INTEGRATING GEOLOGY AND GEOPHYSICS TO DETERMINE THE ORIGIN OF UNAWEEP CANYON AND LATE CENEZOIC FLUVIAL INCISION IN THE COLORADO PLATEAU-ROCKY MOUNTAIN REGION

Late Cenozoic fluvial incision and the formation of deep canyons in the Colorado Plateau-Rocky Mountain region of the western U.S. remains poorly understood. A preliminary geophysical survey involving high-resolution seismic reflection and refraction was conducted to aid in understanding the incision history of Unaweep Canyon in western Colorado, which was carved by the Gunnison and possibly the Colorado Rivers. A long-standing question has been whether or not the canyon contains a thick sequence of sedimentary fill. Seismic data was acquired in Cactus Park and at Unaweep Divide, the highest point along the floor of Unaweep Canyon, where previous studies indicate the presence of up to 300 m of fill. Preliminary results indicate that three geophysically distinct units exist within the canyon (Cactus Park and Unaweep Divide) and may be continuous. These units consist of a shallow layer (p-wave velocity less than 1200 m/s) generally 10-40 meters thick, a middle layer (about 2600 m/s) typically 20-70 meters thick, and a deep layer (greater than 3600 m/s). The shallow layer is presumed to be bouldery gravel associated with tributary alluvial-fan complexes and the deep layer is interpreted as consolidated Precambrian bedrock.

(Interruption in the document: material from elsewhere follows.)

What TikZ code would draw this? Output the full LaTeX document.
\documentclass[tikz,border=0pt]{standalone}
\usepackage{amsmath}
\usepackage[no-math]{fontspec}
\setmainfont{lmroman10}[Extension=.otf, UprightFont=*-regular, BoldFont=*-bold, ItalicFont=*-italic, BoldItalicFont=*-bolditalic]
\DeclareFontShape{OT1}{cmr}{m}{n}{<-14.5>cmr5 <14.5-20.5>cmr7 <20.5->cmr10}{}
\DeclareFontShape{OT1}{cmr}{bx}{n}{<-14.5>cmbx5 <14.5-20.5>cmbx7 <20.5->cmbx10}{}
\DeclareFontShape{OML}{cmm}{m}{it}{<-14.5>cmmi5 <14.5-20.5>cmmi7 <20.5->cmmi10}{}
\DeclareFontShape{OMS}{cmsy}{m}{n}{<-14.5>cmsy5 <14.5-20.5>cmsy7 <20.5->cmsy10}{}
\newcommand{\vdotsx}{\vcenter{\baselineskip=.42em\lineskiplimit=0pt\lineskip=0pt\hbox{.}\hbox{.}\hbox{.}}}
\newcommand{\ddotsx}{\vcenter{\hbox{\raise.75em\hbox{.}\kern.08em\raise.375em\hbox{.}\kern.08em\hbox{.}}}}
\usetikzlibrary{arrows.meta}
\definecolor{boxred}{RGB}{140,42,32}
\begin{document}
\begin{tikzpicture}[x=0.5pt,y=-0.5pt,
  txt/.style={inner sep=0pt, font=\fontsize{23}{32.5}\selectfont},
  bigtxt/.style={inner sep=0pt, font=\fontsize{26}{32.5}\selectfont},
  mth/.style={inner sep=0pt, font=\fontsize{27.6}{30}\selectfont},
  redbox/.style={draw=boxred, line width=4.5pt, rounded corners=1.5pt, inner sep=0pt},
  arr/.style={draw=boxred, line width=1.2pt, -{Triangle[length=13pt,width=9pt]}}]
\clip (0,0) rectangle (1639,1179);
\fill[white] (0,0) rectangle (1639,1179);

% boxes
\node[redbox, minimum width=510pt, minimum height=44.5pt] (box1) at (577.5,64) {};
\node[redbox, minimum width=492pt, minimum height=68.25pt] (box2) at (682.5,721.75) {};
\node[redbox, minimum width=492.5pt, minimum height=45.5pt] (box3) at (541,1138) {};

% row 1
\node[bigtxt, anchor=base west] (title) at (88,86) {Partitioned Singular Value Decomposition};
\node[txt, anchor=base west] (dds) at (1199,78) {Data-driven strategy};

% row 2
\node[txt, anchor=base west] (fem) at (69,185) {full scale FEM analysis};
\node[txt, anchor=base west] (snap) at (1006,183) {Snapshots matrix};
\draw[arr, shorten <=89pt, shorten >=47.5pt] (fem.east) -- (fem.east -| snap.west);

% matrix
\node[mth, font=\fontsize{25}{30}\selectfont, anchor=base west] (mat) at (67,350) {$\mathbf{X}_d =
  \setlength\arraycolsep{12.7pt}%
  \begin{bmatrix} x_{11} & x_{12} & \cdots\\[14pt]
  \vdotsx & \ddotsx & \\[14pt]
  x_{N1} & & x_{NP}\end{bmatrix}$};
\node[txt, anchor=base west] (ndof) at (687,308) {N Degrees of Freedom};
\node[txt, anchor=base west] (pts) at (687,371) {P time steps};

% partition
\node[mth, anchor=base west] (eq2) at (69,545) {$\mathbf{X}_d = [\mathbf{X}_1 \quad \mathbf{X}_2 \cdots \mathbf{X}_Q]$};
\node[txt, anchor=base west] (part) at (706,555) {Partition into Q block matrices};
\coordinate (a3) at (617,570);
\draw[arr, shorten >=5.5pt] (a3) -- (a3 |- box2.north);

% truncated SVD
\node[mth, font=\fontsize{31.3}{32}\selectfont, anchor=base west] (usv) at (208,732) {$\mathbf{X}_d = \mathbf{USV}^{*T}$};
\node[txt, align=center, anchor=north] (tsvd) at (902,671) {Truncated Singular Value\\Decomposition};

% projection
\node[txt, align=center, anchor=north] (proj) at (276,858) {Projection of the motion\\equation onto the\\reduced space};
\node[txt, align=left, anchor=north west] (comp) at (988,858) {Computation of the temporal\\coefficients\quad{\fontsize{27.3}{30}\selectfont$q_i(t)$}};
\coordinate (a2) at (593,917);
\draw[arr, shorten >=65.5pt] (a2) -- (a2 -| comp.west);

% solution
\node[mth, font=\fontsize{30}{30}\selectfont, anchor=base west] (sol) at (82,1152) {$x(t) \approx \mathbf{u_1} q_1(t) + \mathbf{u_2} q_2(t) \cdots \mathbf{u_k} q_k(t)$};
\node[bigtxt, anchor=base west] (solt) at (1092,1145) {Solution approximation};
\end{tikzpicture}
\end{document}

The middle layer is significant, because the velocity is indicative of unconsolidated material, and recent borehole information from researchers at the University of Oklahoma suggest that this unit may correlate with lacustrine deposits located in Cactus Park. The presence of thick fill at Unaweep Divide suggests that abandonment of the canyon by the Gunnison River was not triggered by differential uplift of the Uncompahgre Plateau including Unaweep Divide. An improved understanding of fluvial incision is critical for understanding sediment transport from continental interiors to depositional basins, the interplay between tectonics and fluvial processes, and landscape responses to climate change.